Luckily, I was having a good day, so it was mostly just funny. As we pried the last bits of marshmallow goo from the sugar-encrusted utensils, I told Stephen about an episode of the Muppet Show (not Muppet Babies, which I've actually never seen, but the live show with celebrity guests) where Dr. Bunsen Honeydew develops a Super Adhesive that sticks to everything in the studio. That's kind of what our kitchen looked like on Sunday afternoon. (Update: I found it on YouTube! Wow, that's a blast from my past. Gilda Radner is the guest, if you can believe it.)

Other things I've been cooking up:

Carrot almond muffins, with the last of our CSA carrots.

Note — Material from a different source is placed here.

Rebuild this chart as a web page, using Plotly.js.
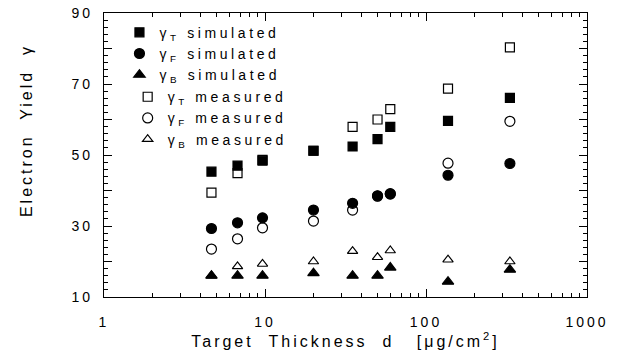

I made these when we were going over to my boss's house for dinner one night. I really like this recipe, which can be modified to fit any combination of nuts and fruit/vegetable. (As always, I got it from here.) There's a variation in the book for pumpkin bread with hazelnuts, which sounds magnificent. We've still got some uncarved pumpkins on the windowsill--I wonder if they would be good for muffins? Or do you have to use sugar pumpkins when baking?

The recipe made a lot of batter, so I made some mini muffins, too. These were perfectly bite sized, and I got in the habit of stuffing three or four in my mouth on the walk home from the gym. I'd tell myself that they're full of beta carotene.

They're also full of molasses, which I substituted for half of the sugar. I love the smell of molasses. I first tried it when I was anemic a couple of years ago and a friend told me to try putting blackstrap molasses into oatmeal, applesauce, and anything else I cooked. I didn't like it in most of those things, but I do love it in gingerbread. Smells like Christmas to me.

I've also been making good use of these implements, which we got on our trip to the Cape last month. The honey is from Plimoth Plantation, the donut mix from a gourmet food store, and the mixing bowl and corn pan are from a fancy kitchen shop. Food and kitchen shopping is pretty much the only kind of shopping that I like to do on vacation, and luckily Stephen feels similarly. He's been making donuts (excuse me, doughnuts) from that mix, and, like most fried things, they are heavenly.

I'm kind of a sucker for most shaped pans. I don't like Bundt pans for some reason--I guess I like cakes in traditional shapes, and the ones that look like castles or flowers just seem silly to me. But I do like shaped pans for other things, like madeleine pans for cookies and corn-shaped pans for cornbread.

Our first attempt to bake cornbread in this didn't work out very well--it was tasty, but it didn't pick up any of the decorative detail from the pan. Maybe we'll have to try another recipe. Or maybe I should try baking non-corn bread in here? A sort of culinary faux bois? Tricky.

11.06.2008

Change

Here I am on my way to vote on Tuesday afternoon. I was expecting a long line because it was around the block and down the street in the morning, but there were only a handful of people when I got there at 4:30. I was glad I had gotten up early that day so I had time to figure out a red, white and blue outfit. I felt restless and excited all day, like it was Christmas Eve--a nervous and hopeful Christmas Eve. Everyone at work was talking about the ballot questions in Massachusetts: Would people really vote to abolish the state income tax? (Luckily, they did not.) Stephen and I stayed up late that night to see the results come in and watch the concession and victory speeches. When they called the election for Obama, of course I felt elated. But I also felt--and I wasn't expecting this--relieved. I felt like I could stop worrying about things. Not that there isn't still plenty to worry about, but I now feel that our national problems are in the hands of people smarter than me, and I don't dread the decisions they're going to make. It's a nice change.